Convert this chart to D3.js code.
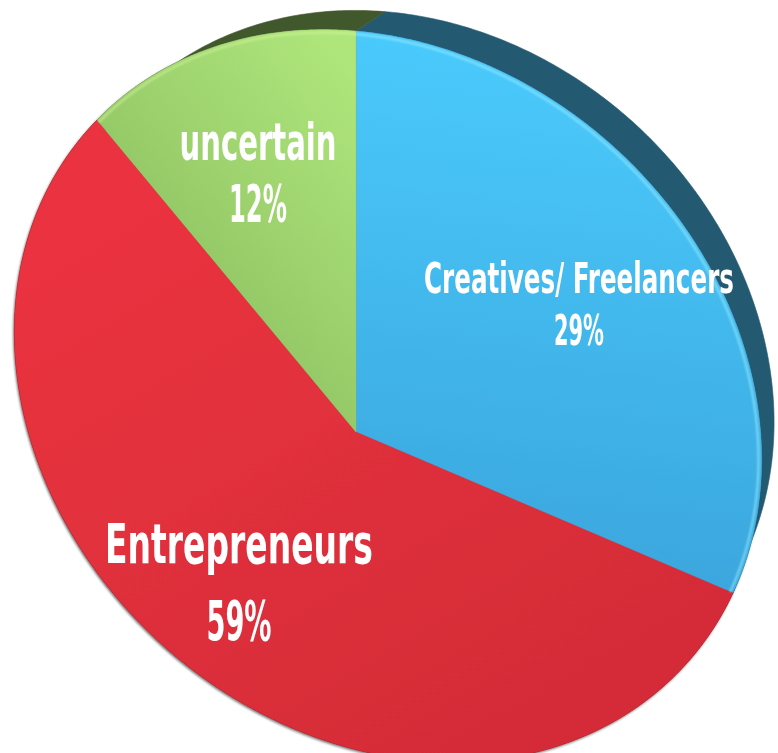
<!DOCTYPE html>
<html>
<head>
<meta charset="utf-8">
<script src="https://cdn.jsdelivr.net/npm/d3@7"></script>
<style>
  body { margin: 0; background: #fff; }
  svg { display: block; }
</style>
</head>
<body>
<svg></svg>
<script>
// chart data
let categories = ['Creatives/ Freelancers', 'Entrepreneurs', 'uncertain']
let values = [29, 59, 12]
let percentLabels = ['29%', '59%', '12%']

let width = 778
let height = 753

let faceColors = [['#4bcbfd', '#3aa5dc'], ['#ea333f', '#d52c38'], ['#afe67b', '#94c867']]
let sideColors = ['#235a72', '#7a1d23', '#41582d']

let svg = d3.select('svg').attr('width', width).attr('height', height)

let pie = d3.pie().sort(null).startAngle(0).endAngle(2 * Math.PI)
let arcs = pie(values)

// where the tilted pie's centre, top and slice edges land in the picture
let centrePt = [356, 432]
let topPt = [356, 31]
let edgePts = [[733, 593], [97, 120]]   // end of slice 0, end of slice 1

let unit = (a) => [Math.sin(a), -Math.cos(a)]

// solve a projective map (homography) from the flat unit disc to the picture
let solve = (A, b) => {
    let n = b.length
    for (let i = 0; i < n; i++) {
        let p = i
        for (let r = i + 1; r < n; r++) if (Math.abs(A[r][i]) > Math.abs(A[p][i])) p = r
        ;[A[i], A[p]] = [A[p], A[i]]
        ;[b[i], b[p]] = [b[p], b[i]]
        for (let r = i + 1; r < n; r++) {
            let f = A[r][i] / A[i][i]
            for (let c = i; c < n; c++) A[r][c] -= f * A[i][c]
            b[r] -= f * b[i]
        }
    }
    let x = new Array(n).fill(0)
    for (let i = n - 1; i >= 0; i--) {
        let s = b[i]
        for (let c = i + 1; c < n; c++) s -= A[i][c] * x[c]
        x[i] = s / A[i][i]
    }
    return x
}

let pairs = [
    [[0, 0], centrePt],
    [unit(0), topPt],
    [unit(arcs[0].endAngle), edgePts[0]],
    [unit(arcs[1].endAngle), edgePts[1]]
]
let A = [], b = []
pairs.forEach(([[u, v], [x, y]]) => {
    A.push([u, v, 1, 0, 0, 0, -u * x, -v * x]); b.push(x)
    A.push([0, 0, 0, u, v, 1, -u * y, -v * y]); b.push(y)
})
let h = solve(A, b)

let project = (u, v) => {
    let w = h[6] * u + h[7] * v + 1
    return [(h[0] * u + h[1] * v + h[2]) / w, (h[3] * u + h[4] * v + h[5]) / w, w]
}

// depth of the disc: points recede toward a vanishing point
let vanish = [1076, -449]
let backTop = [385, 11]
let wTop = project(0, -1)[2]
let lamTop = (backTop[0] - topPt[0]) / (vanish[0] - topPt[0])
let qw = lamTop * wTop / (1 - lamTop)

let back = (u, v) => {
    let [x, y, w] = project(u, v)
    let lam = qw / (w + qw)
    return [x + lam * (vanish[0] - x), y + lam * (vanish[1] - y)]
}

let arcSamples = (d) => {
    let n = Math.ceil((d.endAngle - d.startAngle) / 0.01)
    return d3.range(n + 1).map(i => d.startAngle + (d.endAngle - d.startAngle) * i / n)
}

let line = d3.line()

let defs = svg.append('defs')

let shadow = defs.append('filter').attr('id', 'shadow')
    .attr('x', '-5%').attr('y', '-5%').attr('width', '110%').attr('height', '110%')
shadow.append('feDropShadow').attr('dx', -1).attr('dy', 1.5)
    .attr('stdDeviation', 1.2).attr('flood-color', '#000').attr('flood-opacity', 0.55)

let blur = defs.append('filter').attr('id', 'blur')
blur.append('feGaussianBlur').attr('stdDeviation', 1.2)

let gradEnds = [
    [[620, 40], [560, 600]],
    [[150, 200], [470, 740]],
    [[330, 40], [140, 200]]
]
arcs.forEach((d, i) => {
    let g = defs.append('linearGradient').attr('id', 'face' + i)
        .attr('gradientUnits', 'userSpaceOnUse')
        .attr('x1', gradEnds[i][0][0]).attr('y1', gradEnds[i][0][1])
        .attr('x2', gradEnds[i][1][0]).attr('y2', gradEnds[i][1][1])
    g.append('stop').attr('offset', 0).attr('stop-color', faceColors[i][0])
    g.append('stop').attr('offset', 1).attr('stop-color', faceColors[i][1])
})

// side of the disc
svg.append('g').selectAll('path')
    .data(arcs)
    .enter()
    .append('path')
    .attr('d', (d) => {
        let angles = arcSamples(d)
        let front = angles.map(a => project(...unit(a)).slice(0, 2))
        let rear = angles.map(a => back(...unit(a))).reverse()
        return line(front.concat(rear)) + 'Z'
    })
    .attr('fill', (d, i) => sideColors[i])
    .attr('stroke', (d, i) => sideColors[i])
    .attr('stroke-width', 0.6)

// top face of the disc
let faces = svg.append('g').attr('filter', 'url(#shadow)')
faces.selectAll('path')
    .data(arcs)
    .enter()
    .append('path')
    .attr('d', (d) => {
        let pts = [project(0, 0).slice(0, 2)]
        arcSamples(d).forEach(a => pts.push(project(...unit(a)).slice(0, 2)))
        return line(pts) + 'Z'
    })
    .attr('fill', (d, i) => 'url(#face' + i + ')')
    .attr('stroke', (d, i) => faceColors[i][1])
    .attr('stroke-width', 0.4)

// soft highlight on the upper rim
svg.append('g').attr('filter', 'url(#blur)').selectAll('path')
    .data([arcs[0], arcs[2]])
    .enter()
    .append('path')
    .attr('d', (d) => {
        let pts = arcSamples(d).map(a => project(...unit(a).map(c => c * 0.993)).slice(0, 2))
        return line(pts)
    })
    .attr('fill', 'none')
    .attr('stroke', (d, i) => i === 0 ? '#9cefff' : '#d2f59c')
    .attr('stroke-width', 2)
    .attr('opacity', 0.7)

// labels: centre x, baselines, font size and the width each line spans
let labelLayout = [
    { x: 579, y1: 293, y2: 345, size: 42, w1: 310, w2: 50 },
    { x: 239, y1: 563, y2: 640, size: 55, w1: 268, w2: 65 },
    { x: 258, y1: 160, y2: 222, size: 51, w1: 157, w2: 58 }
]

let labels = svg.append('g')
    .style('font-family', '"Liberation Sans Narrow", "DejaVu Sans Condensed", "Roboto", sans-serif')
    .style('font-weight', 'bold')
    .attr('fill', '#fff')
    .attr('text-anchor', 'middle')

let addLine = (txt, x, y, size, w) => {
    let t = labels.append('text')
        .attr('font-size', size)
        .text(txt)
    let natural = t.node().getComputedTextLength()
    t.attr('transform', 'translate(' + x + ',' + y + ') scale(' + (w / natural) + ',1)')
}

categories.forEach((c, i) => {
    let L = labelLayout[i]
    addLine(c, L.x, L.y1, L.size, L.w1)
    addLine(percentLabels[i], L.x, L.y2, L.size, L.w2)
})
</script>
</body>
</html>
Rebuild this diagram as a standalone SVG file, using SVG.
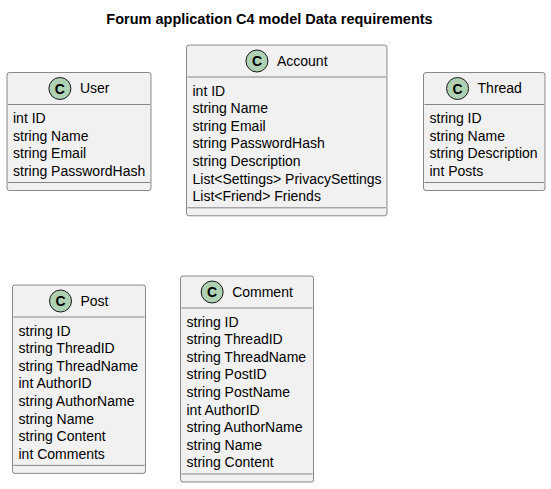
<svg xmlns="http://www.w3.org/2000/svg" width="551" height="489" viewBox="0 0 551 489">
  <style>
    .box { fill: #F1F1F1; stroke: #181818; stroke-width: 0.5; }
    .sep { stroke: #181818; stroke-width: 0.5; }
    .badge { fill: #ADD1B2; stroke: #181818; stroke-width: 1; }
    .badge-letter { font-family: "Liberation Sans", Arial, sans-serif; font-size: 14px; font-weight: bold; fill: #000000; text-anchor: middle; }
    .name { font-family: "Liberation Sans", Arial, sans-serif; font-size: 14px; fill: #000000; }
    .attr { font-family: "Liberation Sans", Arial, sans-serif; font-size: 14px; fill: #000000; }
    .title { font-family: "Liberation Sans", Arial, sans-serif; font-size: 14.5px; font-weight: bold; fill: #000000; text-anchor: middle; }
  </style>

  <rect width="551" height="489" fill="#FFFFFF"/>

  <text class="title" x="269.5" y="24">Forum application C4 model Data requirements</text>

  <g id="connectors"></g>

  <!-- User -->
  <g id="User">
    <rect class="box" x="7" y="72.5" width="144" height="118" rx="2.5" ry="2.5"/>
    <circle class="badge" cx="59.9" cy="88.5" r="11"/>
    <text class="badge-letter" x="59.9" y="93.5">C</text>
    <text class="name" x="79.9" y="93.4">User</text>
    <line class="sep" x1="8" y1="104.5" x2="150" y2="104.5"/>
    <text class="attr" x="13" y="123.1">int ID</text>
    <text class="attr" x="13" y="140.7">string Name</text>
    <text class="attr" x="13" y="158.3">string Email</text>
    <text class="attr" x="13" y="175.9">string PasswordHash</text>
    <line class="sep" x1="8" y1="182.5" x2="150" y2="182.5"/>
  </g>

  <!-- Account -->
  <g id="Account">
    <rect class="box" x="186.5" y="45" width="200.5" height="170.8" rx="2.5" ry="2.5"/>
    <circle class="badge" cx="256.95" cy="61" r="11"/>
    <text class="badge-letter" x="256.95" y="66">C</text>
    <text class="name" x="276.95" y="65.9">Account</text>
    <line class="sep" x1="187.5" y1="77" x2="386" y2="77"/>
    <text class="attr" x="192.5" y="95.6">int ID</text>
    <text class="attr" x="192.5" y="113.2">string Name</text>
    <text class="attr" x="192.5" y="130.8">string Email</text>
    <text class="attr" x="192.5" y="148.4">string PasswordHash</text>
    <text class="attr" x="192.5" y="166">string Description</text>
    <text class="attr" x="192.5" y="183.6">List&lt;Settings&gt; PrivacySettings</text>
    <text class="attr" x="192.5" y="201.2">List&lt;Friend&gt; Friends</text>
    <line class="sep" x1="187.5" y1="207.8" x2="386" y2="207.8"/>
  </g>

  <!-- Thread -->
  <g id="Thread">
    <rect class="box" x="423.5" y="72.5" width="121.5" height="118" rx="2.5" ry="2.5"/>
    <circle class="badge" cx="457.55" cy="88.5" r="11"/>
    <text class="badge-letter" x="457.55" y="93.5">C</text>
    <text class="name" x="477.55" y="93.4">Thread</text>
    <line class="sep" x1="424.5" y1="104.5" x2="544" y2="104.5"/>
    <text class="attr" x="429.5" y="123.1">string ID</text>
    <text class="attr" x="429.5" y="140.7">string Name</text>
    <text class="attr" x="429.5" y="158.3">string Description</text>
    <text class="attr" x="429.5" y="175.9">int Posts</text>
    <line class="sep" x1="424.5" y1="182.5" x2="544" y2="182.5"/>
  </g>

  <!-- Post -->
  <g id="Post">
    <rect class="box" x="12.5" y="285" width="133" height="188.4" rx="2.5" ry="2.5"/>
    <circle class="badge" cx="60.5" cy="301" r="11"/>
    <text class="badge-letter" x="60.5" y="306">C</text>
    <text class="name" x="80.5" y="305.9">Post</text>
    <line class="sep" x1="13.5" y1="317" x2="144.5" y2="317"/>
    <text class="attr" x="18.5" y="335.6">string ID</text>
    <text class="attr" x="18.5" y="353.2">string ThreadID</text>
    <text class="attr" x="18.5" y="370.8">string ThreadName</text>
    <text class="attr" x="18.5" y="388.4">int AuthorID</text>
    <text class="attr" x="18.5" y="406">string AuthorName</text>
    <text class="attr" x="18.5" y="423.6">string Name</text>
    <text class="attr" x="18.5" y="441.2">string Content</text>
    <text class="attr" x="18.5" y="458.8">int Comments</text>
    <line class="sep" x1="13.5" y1="465.4" x2="144.5" y2="465.4"/>
  </g>

  <!-- Comment -->
  <g id="Comment">
    <rect class="box" x="180.5" y="276" width="133" height="206" rx="2.5" ry="2.5"/>
    <circle class="badge" cx="212.15" cy="292" r="11"/>
    <text class="badge-letter" x="212.15" y="297">C</text>
    <text class="name" x="232.15" y="296.9">Comment</text>
    <line class="sep" x1="181.5" y1="308" x2="312.5" y2="308"/>
    <text class="attr" x="186.5" y="326.6">string ID</text>
    <text class="attr" x="186.5" y="344.2">string ThreadID</text>
    <text class="attr" x="186.5" y="361.8">string ThreadName</text>
    <text class="attr" x="186.5" y="379.4">string PostID</text>
    <text class="attr" x="186.5" y="397">string PostName</text>
    <text class="attr" x="186.5" y="414.6">int AuthorID</text>
    <text class="attr" x="186.5" y="432.2">string AuthorName</text>
    <text class="attr" x="186.5" y="449.8">string Name</text>
    <text class="attr" x="186.5" y="467.4">string Content</text>
    <line class="sep" x1="181.5" y1="474" x2="312.5" y2="474"/>
  </g>
</svg>
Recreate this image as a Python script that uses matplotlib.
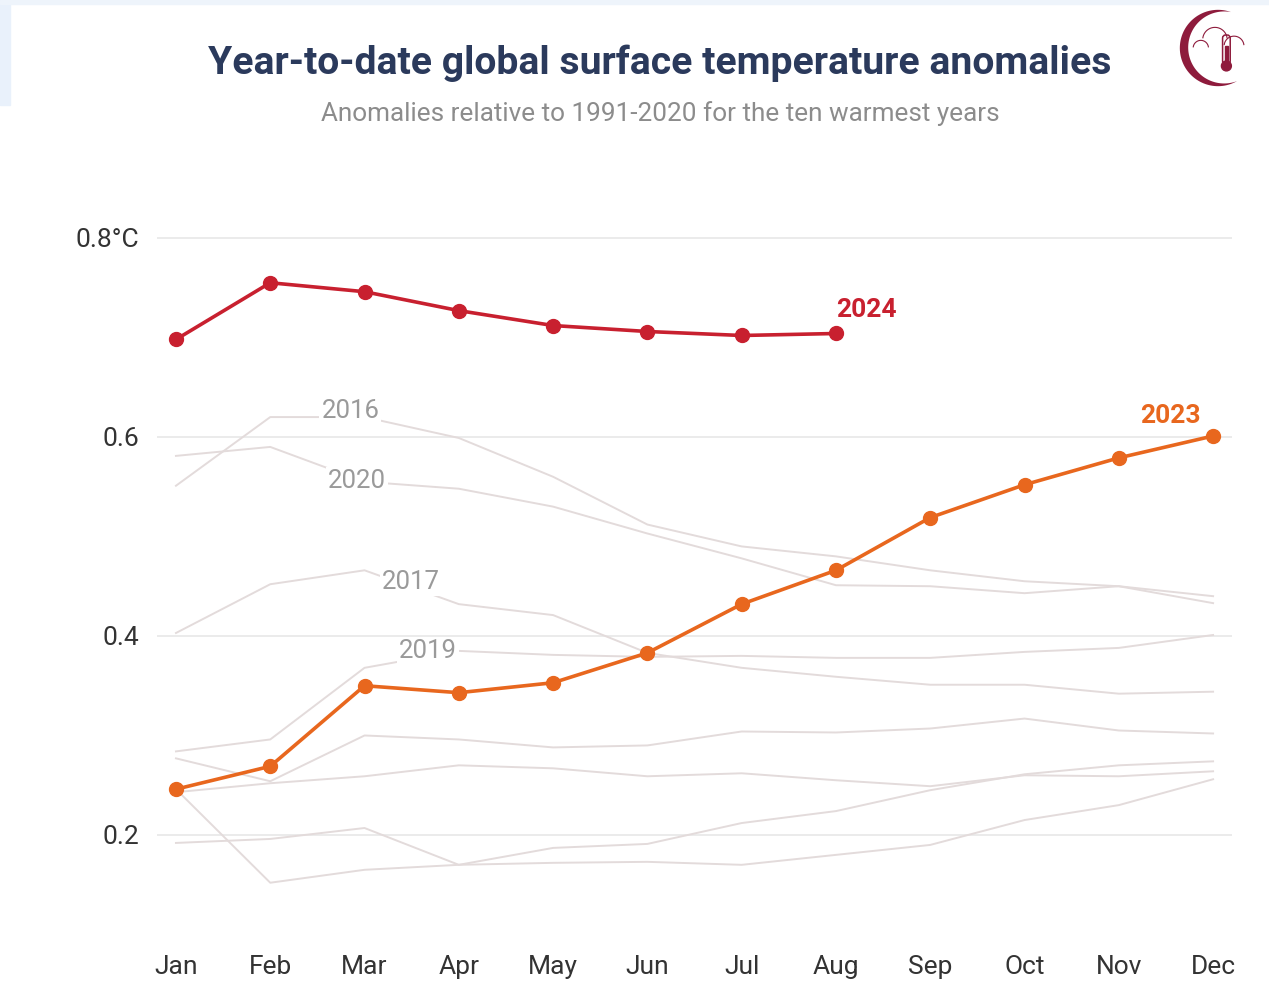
import numpy as np
import matplotlib.pyplot as plt
from matplotlib.patches import Polygon, Circle, FancyBboxPatch, Rectangle

# months and monthly year-to-date anomalies (degC, vs 1991-2020)
months = ["Jan", "Feb", "Mar", "Apr", "May", "Jun",
          "Jul", "Aug", "Sep", "Oct", "Nov", "Dec"]

y2024 = [0.698, 0.755, 0.746, 0.727, 0.712, 0.706, 0.702, 0.704]
y2023 = [0.246, 0.269, 0.350, 0.343, 0.353, 0.383,
         0.432, 0.466, 0.519, 0.552, 0.579, 0.601]

y2016 = [0.551, 0.620, 0.620, 0.599, 0.560, 0.512,
         0.490, 0.480, 0.466, 0.455, 0.450, 0.440]
y2020 = [0.581, 0.590, 0.555, 0.548, 0.530, 0.503,
         0.478, 0.451, 0.450, 0.443, 0.450, 0.433]
y2017 = [0.403, 0.452, 0.466, 0.432, 0.421, 0.383,
         0.368, 0.359, 0.351, 0.351, 0.342, 0.344]
y2019 = [0.284, 0.296, 0.368, 0.385, 0.381, 0.379,
         0.380, 0.378, 0.378, 0.384, 0.388, 0.401]
# remaining warm years, unlabelled
other_a = [0.277, 0.254, 0.300, 0.296, 0.288, 0.290,
           0.304, 0.303, 0.307, 0.317, 0.305, 0.302]
other_b = [0.243, 0.252, 0.259, 0.270, 0.267, 0.259,
           0.262, 0.255, 0.249, 0.260, 0.259, 0.264]
other_c = [0.192, 0.196, 0.207, 0.170, 0.187, 0.191,
           0.212, 0.224, 0.245, 0.261, 0.270, 0.274]
other_d = [0.246, 0.152, 0.165, 0.170, 0.172, 0.173,
           0.170, 0.180, 0.190, 0.215, 0.230, 0.256]

grey_years = [y2016, y2020, y2017, y2019, other_a, other_b, other_c, other_d]
grey_labels = {"2016": (1.85, 0.626), "2020": (1.92, 0.556),
               "2017": (2.49, 0.454), "2019": (2.67, 0.385)}

yticks = [0.2, 0.4, 0.6, 0.8]
ytick_labels = ["0.2", "0.4", "0.6", "0.8°C"]

FONT = ["Roboto", "DejaVu Sans"]
RED = "#c8202f"
ORANGE = "#e8671e"
GREY = "#e3dbdb"

fig = plt.figure(figsize=(12.69, 9.85), dpi=100)
fig.patch.set_facecolor("white")

# faint blue frame left over at the screenshot edge
fig.patches.append(Rectangle((0, 1 - 105 / 985), 10 / 1269, 105 / 985,
                             transform=fig.transFigure, color="#e9f1fb", zorder=0))
fig.patches.append(Rectangle((0, 1 - 4 / 985), 1, 4 / 985,
                             transform=fig.transFigure, color="#eef4fb", zorder=0))

ax = fig.add_axes([0.1238, 0.0715, 0.847, 0.7071])
x = np.arange(len(months))

for g in grey_years:
    ax.plot(x, g, color=GREY, lw=1.4, zorder=1)

for name, (lx, ly) in grey_labels.items():
    ax.text(lx, ly, name, color="#9a9a9a", fontsize=18.5, family=FONT,
            ha="center", va="center", zorder=2,
            bbox=dict(facecolor="white", edgecolor="none", pad=1.5))

ax.plot(x, y2023, color=ORANGE, lw=2.6, marker="o", ms=10, zorder=4)
ax.plot(x[:len(y2024)], y2024, color=RED, lw=2.6, marker="o", ms=10, zorder=4)

ax.text(len(y2024) - 1, y2024[-1] + 0.024, "2024", color=RED, fontsize=19,
        fontweight="bold", family=FONT, ha="left", va="center")
ax.text(len(y2023) - 1 - 0.13, y2023[-1] + 0.020, "2023", color=ORANGE, fontsize=19,
        fontweight="bold", family=FONT, ha="right", va="center")

ax.set_xlim(-0.2, 11.2)
ax.set_ylim(0.12, 0.82)
ax.set_yticks(yticks)
ax.set_yticklabels(ytick_labels)
ax.set_xticks(x)
ax.set_xticklabels(months)
ax.grid(axis="y", color="#e8e8e8", lw=1.2)
ax.set_axisbelow(True)
for s in ax.spines.values():
    s.set_visible(False)
ax.tick_params(axis="both", length=0, labelsize=19, labelcolor="#333333")
ax.tick_params(axis="x", pad=29)
ax.tick_params(axis="y", pad=13)
for lab in ax.get_xticklabels() + ax.get_yticklabels():
    lab.set_family(FONT)

fig.text(0.520, 0.936, "Year-to-date global surface temperature anomalies",
         ha="center", va="center", fontsize=28.2, fontweight="bold",
         color="#2b3a5c", family=FONT)
fig.text(0.520, 0.885, "Anomalies relative to 1991-2020 for the ten warmest years",
         ha="center", va="center", fontsize=18.8, color="#8c8c8c", family=FONT)

# small logo: crescent, cloud and thermometer
lg = fig.add_axes([1176 / 1269, 1 - 90 / 985, 84 / 1269, 84 / 985])
lg.set_xlim(-1.1, 1.1)
lg.set_ylim(-1.1, 1.1)
lg.set_aspect("equal")
lg.axis("off")
LOGO = "#8e1b3c"
c, r2, rot = 0.163, 0.943, np.deg2rad(5)
xi = (1 + c ** 2 - r2 ** 2) / (2 * c)
a0 = np.arccos(xi)
t_out = np.linspace(a0, 2 * np.pi - a0, 80)
outer = np.c_[np.cos(t_out), np.sin(t_out)]
b0 = np.arctan2(np.sin(a0), np.cos(a0) - c)
t_in = np.linspace(2 * np.pi - b0, b0, 80)
inner = np.c_[c + r2 * np.cos(t_in), r2 * np.sin(t_in)]
pts = np.vstack([outer, inner])
R = np.array([[np.cos(rot), -np.sin(rot)], [np.sin(rot), np.cos(rot)]])
lg.add_patch(Polygon(pts @ R.T, closed=True, color=LOGO, lw=0))
# cloud outline
tc = np.linspace(0.15, np.pi - 0.15, 40)
for cx, cy, rr in [(-0.45, 0.0, 0.2), (-0.08, 0.22, 0.32), (0.42, 0.05, 0.26)]:
    lg.plot(cx + rr * np.cos(tc), cy + rr * np.sin(tc), color=LOGO, lw=0.8)
# thermometer
lg.add_patch(FancyBboxPatch((0.14, -0.4), 0.16, 0.72,
                            boxstyle="round,pad=0.02,rounding_size=0.08",
                            fc="white", ec=LOGO, lw=1.1))
lg.add_patch(Rectangle((0.19, -0.4), 0.06, 0.46, color=LOGO))
lg.add_patch(Circle((0.22, -0.47), 0.13, color=LOGO))

fig.savefig("out.png", dpi=100)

**What is asked:** Quote only what lies between the first line of the records and the line containing "let unit = (a) => [Math.sin(a), -Math.cos(a)]", please, including both lines and excluding images.

**The completed task:**
Convert this chart to D3.js code.
<!DOCTYPE html>
<html>
<head>
<meta charset="utf-8">
<script src="https://cdn.jsdelivr.net/npm/d3@7"></script>
<style>
  body { margin: 0; background: #fff; }
  svg { display: block; }
</style>
</head>
<body>
<svg></svg>
<script>
// chart data
let categories = ['Creatives/ Freelancers', 'Entrepreneurs', 'uncertain']
let values = [29, 59, 12]
let percentLabels = ['29%', '59%', '12%']

let width = 778
let height = 753

let faceColors = [['#4bcbfd', '#3aa5dc'], ['#ea333f', '#d52c38'], ['#afe67b', '#94c867']]
let sideColors = ['#235a72', '#7a1d23', '#41582d']

let svg = d3.select('svg').attr('width', width).attr('height', height)

let pie = d3.pie().sort(null).startAngle(0).endAngle(2 * Math.PI)
let arcs = pie(values)

// where the tilted pie's centre, top and slice edges land in the picture
let centrePt = [356, 432]
let topPt = [356, 31]
let edgePts = [[733, 593], [97, 120]]   // end of slice 0, end of slice 1

let unit = (a) => [Math.sin(a), -Math.cos(a)]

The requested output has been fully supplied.